Thankfully, group exhibitions like RELAY at the West Oakland gallery and studio collective CTRL+SHFT happen often enough to fill in some of the gaps between the major institutional -ennials. Organized by artists Sophie Lourdes Knight and Hannah Perrine Mode, the show features work by 15 emerging woman-identified artists, all Bay Area residents, working in painting, sculpture, textiles and photography.

Laura Rokas, 'Once in Two Moons,' 2017.
Laura Rokas, ‘Once in Two Moons,’ 2017. (Courtesy of the artist and CTRL+SHFT)

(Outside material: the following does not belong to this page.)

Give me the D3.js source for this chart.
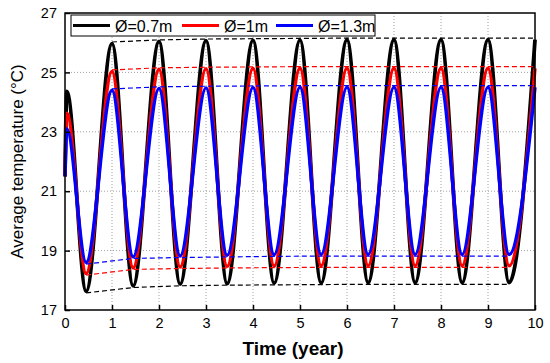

Inspired by the SFAC’s most recent Chain Reaction show, five initial artists, Knight and Mode included, selected an artist whose work inspires them — that second artist then selected a third. A hand-drawn map of the show (with charming illustrations of each piece) identifies the work and the order in which it entered this web of connections. According to the organizers, many of the pieces were made specifically for the exhibition, carrying the conversation that started with the selection process into the final display.

Tosha Stimage, 'Disappearing Act,' 2016.
Tosha Stimage, ‘Disappearing Act,’ 2016. (Courtesy of the artist and CTRL+SHFT)

Little rewards for close viewing are scattered throughout. Behind Lukaza Branfman-Verissimo’s signboard painting the new story, for the future sits a blue step stool and a stack of takeaways with quotes credited to Grace Lee Boggs. “What time is it on the clock of the world?” repeats again and again between statements of purpose for a more equitable, human-centered society. Underneath one corner of Maria Guzmán Capron’s marvelously textured pedestal for Pepa are the legs and tail of a small stuffed animal in yellow pants.

Rachel Cardenas Stallings, 'Somatic Awareness Coats and Curtain,' 2017.
Rachel Cardenas Stallings, ‘Somatic Awareness Coats and Curtain,’ 2017. (Courtesy of the artist and CTRL+SHFT)

If any conclusions can be drawn about the proclivities of Bay Area artists from a self-selected group of 15, RELAY makes an argument for a preoccupation with vivid colors (Megan Reed’s fuchsia, vermillion and ultramarine floor sculpture), tactile experimentation (Rachel Cardenas Stallings’ satiny multi-hued coats) and faces (Maryam Yousif’s sphinx-like, cloud-wrapped columns).

Other visual connections between the works — created both by coincidence and influence — are part of the pleasure of viewing RELAY firsthand. Like the show’s illustrated map, Knight and Mode give shape to often-invisible networks of mutual support in a region where being an artist is never an individual undertaking.